The weasel people grabbed me and the others, and took us ‘off set’ to a backstage area. In this backstage area there was a sea of red shopping carts, all filled with different colored paint. While paint would normally be pouring out all over through the sides of the cart, this was a drug trip so things like logic and physics need not apply. The weasels plopped us all into empty shopping carts. I looked around me and saw that all the carts were full of people, and they were all people I knew from those transformative years of my life. I saw Roy and John’s parents, my own parents, all my school acquaintances. Stranger still I saw an army of me’s, each one slightly different; clearly these were different manifestations of my own psyche.

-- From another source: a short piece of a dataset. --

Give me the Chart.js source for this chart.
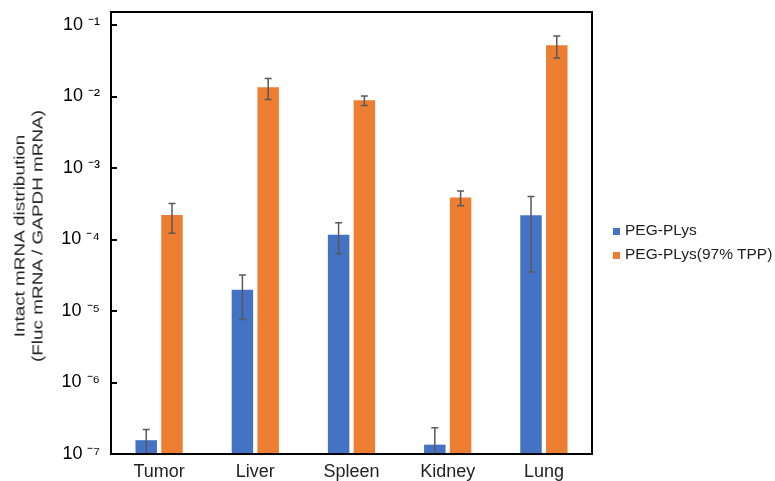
<!DOCTYPE html>
<html>
<head>
<meta charset="utf-8">
<script src="https://cdn.jsdelivr.net/npm/chart.js@4.4.1/dist/chart.umd.min.js"></script>
<style>
  body { margin: 0; background: #fff; }
  #wrap { position: relative; width: 775px; height: 481px; font-family: "Liberation Sans", Arial, Helvetica, sans-serif; }
  #organChart { position: absolute; left: 0; top: 0; }
  #yTitle {
    position: absolute; left: 29px; top: 236px;
    transform: translate(-50%, -50%) rotate(-90deg) scaleX(1.35);
    font-size: 14px; line-height: 17.5px; text-align: center; white-space: nowrap; color: #222;
  }
  #legend { position: absolute; left: 613px; top: 218px; font-size: 15.5px; line-height: 24px; color: #222; white-space: nowrap; }
  #legend .sw { display: inline-block; width: 7px; height: 7px; margin-right: 5px; vertical-align: baseline; }
</style>
</head>
<body>
<div id="wrap">
  <canvas id="organChart" width="775" height="481"></canvas>
  <div id="yTitle">Intact mRNA distribution<br>(Fluc mRNA / GAPDH mRNA)</div>
  <div id="legend"></div>
</div>
<script>
// values
const organs = ['Tumor', 'Liver', 'Spleen', 'Kidney', 'Lung'];
const pegPlys = [1.56e-7, 1.98e-5, 1.17e-4, 1.35e-7, 2.18e-4];
const pegPlysSd = [0.64e-7, 1.22e-5, 5.4e-5, 0.97e-7, 1.83e-4];
const pegPlysTpp = [2.2e-4, 1.345e-2, 8.83e-3, 3.86e-4, 5.22e-2];
const pegPlysTppSd = [0.98e-4, 4.4e-3, 1.35e-3, 0.9e-4, 1.77e-2];
const yTickExponents = [-7, -6, -5, -4, -3, -2, -1];

const FONT = '"Liberation Sans", Arial, Helvetica, sans-serif';
const SUP = { '-': '\u207B', '0': '\u2070', '1': '\u00B9', '2': '\u00B2', '3': '\u00B3', '4': '\u2074',
  '5': '\u2075', '6': '\u2076', '7': '\u2077', '8': '\u2078', '9': '\u2079' };

function powerLabel(value) {
  const e = Math.round(Math.log10(value));
  return '10 ' + String(e).split('').map(c => SUP[c]).join('');
}

// error bars (mean +/- SD), clipped to the plot box
const errorBars = {
  id: 'errorBars',
  afterDatasetsDraw(chart) {
    const ctx = chart.ctx;
    const y = chart.scales.y;
    const area = chart.chartArea;
    ctx.save();
    ctx.beginPath();
    ctx.rect(area.left, area.top, area.right - area.left, area.bottom - area.top);
    ctx.clip();
    ctx.strokeStyle = '#595959';
    ctx.lineWidth = 1.5;
    chart.data.datasets.forEach((ds, i) => {
      chart.getDatasetMeta(i).data.forEach((bar, j) => {
        const v = ds.data[j], sd = ds.sd[j];
        const top = y.getPixelForValue(v + sd);
        const bottom = v - sd > 0 ? y.getPixelForValue(v - sd) : area.bottom + 10;
        ctx.beginPath();
        ctx.moveTo(bar.x, top);
        ctx.lineTo(bar.x, bottom);
        ctx.moveTo(bar.x - 3.5, top);
        ctx.lineTo(bar.x + 3.5, top);
        ctx.moveTo(bar.x - 3.5, bottom);
        ctx.lineTo(bar.x + 3.5, bottom);
        ctx.stroke();
      });
    });
    ctx.restore();
  }
};

// frame around the plot, with inward tick marks at the y ticks
const plotBox = {
  id: 'plotBox',
  afterDraw(chart) {
    const a = chart.chartArea;
    const y = chart.scales.y;
    const ctx = chart.ctx;
    ctx.save();
    ctx.strokeStyle = '#000';
    ctx.lineWidth = 2;
    ctx.strokeRect(a.left, a.top, a.right - a.left, a.bottom - a.top);
    ctx.beginPath();
    y.ticks.forEach(t => {
      const py = Math.round(y.getPixelForValue(t.value));
      ctx.moveTo(a.left, py);
      ctx.lineTo(a.left + 6, py);
    });
    ctx.stroke();
    ctx.restore();
  }
};

const datasets = [
  { label: 'PEG-PLys', data: pegPlys, sd: pegPlysSd, backgroundColor: '#4472C4' },
  { label: 'PEG-PLys(97% TPP)', data: pegPlysTpp, sd: pegPlysTppSd, backgroundColor: '#ED7D31' }
];

const chart = new Chart(document.getElementById('organChart'), {
  type: 'bar',
  data: {
    labels: organs,
    datasets: datasets.map(d => Object.assign({ categoryPercentage: 0.536, barPercentage: 0.833 }, d))
  },
  options: {
    responsive: false,
    animation: false,
    layout: { autoPadding: false, padding: { left: 50, right: 183, top: 12, bottom: 0 } },
    plugins: { legend: { display: false }, tooltip: { enabled: false } },
    scales: {
      x: {
        grid: { display: false, drawTicks: false },
        border: { display: false },
        ticks: { color: '#222', padding: 7, font: { family: FONT, size: 18 } },
        afterFit(scale) { scale.height = 27; scale.paddingLeft = 0; scale.paddingRight = 0; }
      },
      y: {
        type: 'logarithmic',
        min: 1e-7,
        max: 0.152,
        border: { display: false },
        grid: { display: false, drawTicks: false },
        afterBuildTicks(scale) { scale.ticks = yTickExponents.map(e => ({ value: Math.pow(10, e) })); },
        ticks: { color: '#000', padding: 11, font: { family: FONT, size: 18 }, callback: v => powerLabel(v) },
        afterFit(scale) { scale.width = 61; scale.paddingTop = 0; scale.paddingBottom = 0; }
      }
    }
  },
  plugins: [errorBars, plotBox]
});

// legend
const legend = document.getElementById('legend');
datasets.forEach(d => {
  const row = document.createElement('div');
  row.innerHTML = '<span class="sw" style="background:' + d.backgroundColor + '"></span>' + d.label;
  legend.appendChild(row);
});
</script>
</body>
</html>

The camera angle then panned out to a 3rd person camera angle to show me the full breadth of the shopping cart sea. What I saw was amazing; the carts were layered and formed a giant effigy of me. I had the knowledge that I, my True Self in the trip, was located at the right corner of my mouth. The corner of the mouth is a bridge point; between two types of skin, between two places that distinguish a friendly kiss from an intimate one. I am a man on a bridge, torn between two shores.

I was then back inside my own head, back in the shopping cart. I noticed there was a power cable of some sort behind me and though that it was awkwardly placed so that someone would surely trip on it and hurt themselves. I decided to exit my cart and get the cord in a better position. In the process, I accidentally hooked my foot on the cord and unplugged it.

Roy’s mom looked over at me and said, “Oh god, Jimmy what did you do?”

Then Roy, and John looked over, “Dude…”

And my mom joined the chorus, bellowing in my ears and rattling me to my core “Jimmy, then entire universe was created for this very moment, and you fucked it up!” It would seem that somehow I managed to unplug myself, or my reality, or something like that. What was made glaringly certain to me at this moment in my trip was that there was a greater Jimmy, a Jimmy lurking somewhere above my reality and my entire universe was just his drug trip. I was going to show that bastard a thing or two about destroying my reality for his drug trip.

I felt myself get sucked upwards into a great vortex, a swirling brown whirlpool drawing me up towards the greater Jimmy. The way was fraught with peril, the whole time giant hands would swing out from the walls of the vortex to bat me to the ground, where I would lay, back broken, until another me took up the fight. With each successive go I got further and further, until eventually I fought all the way back to full consciousness and merged myself, becoming the greatest Jimmy.

Or had I? Existential fear wracked my brain. Am I the greatest self? Or am I just a lesser part of a greater organism; am I just a figment of their imagination? I consoled myself that if this was the case then life was a stage and all I could do was put on the best show I could for as long as I could. I also took comfort in the realization that man is a social creature, we are all enmeshed in the greater organism that is humanity, or even more broadly in the global system that is Lifeboat Earth. Even if I die, I live on in that greater self, in the world itself.

I had gone inside my own mind, there was no doubt about that. The shopping cart sea was all of the individuals I met that have made me who I am, including different aspects of myself and archaic versions of me. I still pondered the meaning of why I am specifically the right bridge of my mouth. Another thought crossed my mind, though my mother was not made of light, perhaps I had finally met “her.” The question then is, what is my quest to be? This would take further mediation to fully comprehend.